Like the quilts pioneer women made of scrap fabrics, every block carries a story.

For example, the El Salvador block - a brightly coloured village scene of birds, sun and white-washed houses - was embroidered by social activists imprisoned and tortured in their native country, and show lives were saved through Canadian intervention.

Treasured carving
The Congo Brazzaville block is an elegant silhouette of a mother and child styled from a treasured carving. It was created by refugee Marie-Leontine Tsidbinda, a UNESCO-recognized writer whose profile made her a target during the 1997 civil war there. She now lives in Hull, Que.
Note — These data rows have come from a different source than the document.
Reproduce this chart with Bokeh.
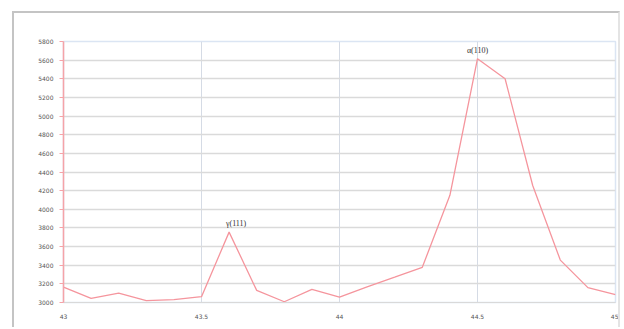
from bokeh.plotting import figure
from bokeh.models import ColumnDataSource, FixedTicker, LabelSet
from bokeh.embed import file_html
from bokeh.resources import INLINE

# 2-theta positions (degrees) and measured intensity counts
two_theta = [43.0, 43.1, 43.2, 43.3, 43.4, 43.5, 43.6, 43.7, 43.8, 43.9, 44.0,
             44.1, 44.2, 44.3, 44.4, 44.5, 44.6, 44.7, 44.8, 44.9, 45.0]
intensity = [3165, 3045, 3100, 3020, 3030, 3062, 3755, 3130, 3008, 3140, 3058,
             3168, 3272, 3378, 4150, 5615, 5400, 4255, 3455, 3160, 3085]

# peak annotations
peak_x = [43.6, 44.5]
peak_y = [3755, 5615]
peak_names = ["γ(111)", "α(110)"]
peak_dx = [7, 0]

x_ticks = [43.0, 43.5, 44.0, 44.5, 45.0]
x_tick_labels = {43.0: "43", 43.5: "43.5", 44.0: "44", 44.5: "44.5", 45.0: "45"}
y_ticks = list(range(3000, 5801, 200))

# the chart sits inside a framed area offset from the page corner
p = figure(width=608, height=316, output_backend="svg", toolbar_location=None,
           x_range=(43.0, 45.0), y_range=(3000, 5800),
           min_border_left=49, min_border_right=7, min_border_top=28, min_border_bottom=27)
p.margin = (11, 0, 0, 12)
p.styles = {"border-top": "2px solid #c4c4c4", "border-left": "2px solid #c4c4c4",
            "border-right": "2px solid #e4e4e4"}
p.background_fill_color = "white"
p.border_fill_color = "white"
p.outline_line_color = "#dbe5f3"
p.outline_line_width = 1.5

p.xaxis.ticker = FixedTicker(ticks=x_ticks)
p.xaxis.major_label_overrides = x_tick_labels
p.yaxis.ticker = FixedTicker(ticks=y_ticks)

for ax in (p.xaxis[0], p.yaxis[0]):
    ax.major_label_text_font = "DejaVu Sans"
    ax.major_label_text_font_size = "6px"
    ax.major_label_text_color = "#555555"
    ax.minor_tick_line_color = None
    ax.major_tick_in = 0

p.yaxis.axis_line_color = "#f5a3a8"
p.yaxis.axis_line_width = 1.5
p.yaxis.major_tick_line_color = "#f5a3a8"
p.yaxis.major_tick_out = 4
p.yaxis.major_label_standoff = 6
p.xaxis.axis_line_color = "#d9d9d9"
p.xaxis.major_tick_line_color = None
p.xaxis.major_label_standoff = 5

p.ygrid.ticker = FixedTicker(ticks=y_ticks)
p.ygrid.grid_line_color = "#dadada"
p.ygrid.grid_line_width = 1.5
p.xgrid.ticker = FixedTicker(ticks=[43.5, 44.0, 44.5])
p.xgrid.grid_line_color = "#d5dbe5"
p.xgrid.grid_line_width = 1

src = ColumnDataSource(dict(x=two_theta, y=intensity))
p.line("x", "y", source=src, line_color="#f5959d", line_width=1.3)

lab = ColumnDataSource(dict(x=peak_x, y=peak_y, t=peak_names, dx=peak_dx))
p.add_layout(LabelSet(x="x", y="y", text="t", source=lab, x_offset="dx", y_offset=4,
                      text_align="center", text_baseline="bottom",
                      text_font_size="8px", text_color="#333333", text_font="DejaVu Sans"))

open("out.html", "w").write(file_html(p, INLINE))
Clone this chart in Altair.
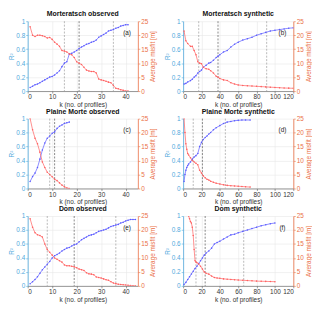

The Kiribati block was fashioned from a coconut frond mat, a woman's smocked blouse and tiny cowrie shell flowers. The maker, Baiaa Teangauba, could well be the only Kiribati-born Canadian; he met his Canadian wife Dale while she was on a two-year volunteer contract in the tiny island nation in the Pacific Ocean.

"It took us the whole six-and-a-half years to find everyone - we made hundreds of phone calls, wrote mountains of letters. Some communities are very small or have issues, let's put it that way. It takes time to win people's trust," says Bryan. Some of the blocks, like Kiribati, San Marino or Vanuatu, may have only one or two people living in Canada.

Incredibly, Bryan's a painter; not a quiltmaker - "This is my first quilt," she exclaims proudly. But she says that turned out to be an advantage in pulling it together. The widest range of materials were included, everything from sealskin, to a miniature Afghanistan carpet, to functioning Swiss clock.

"It's a long way from traditional quiltmaking," she says with a smile.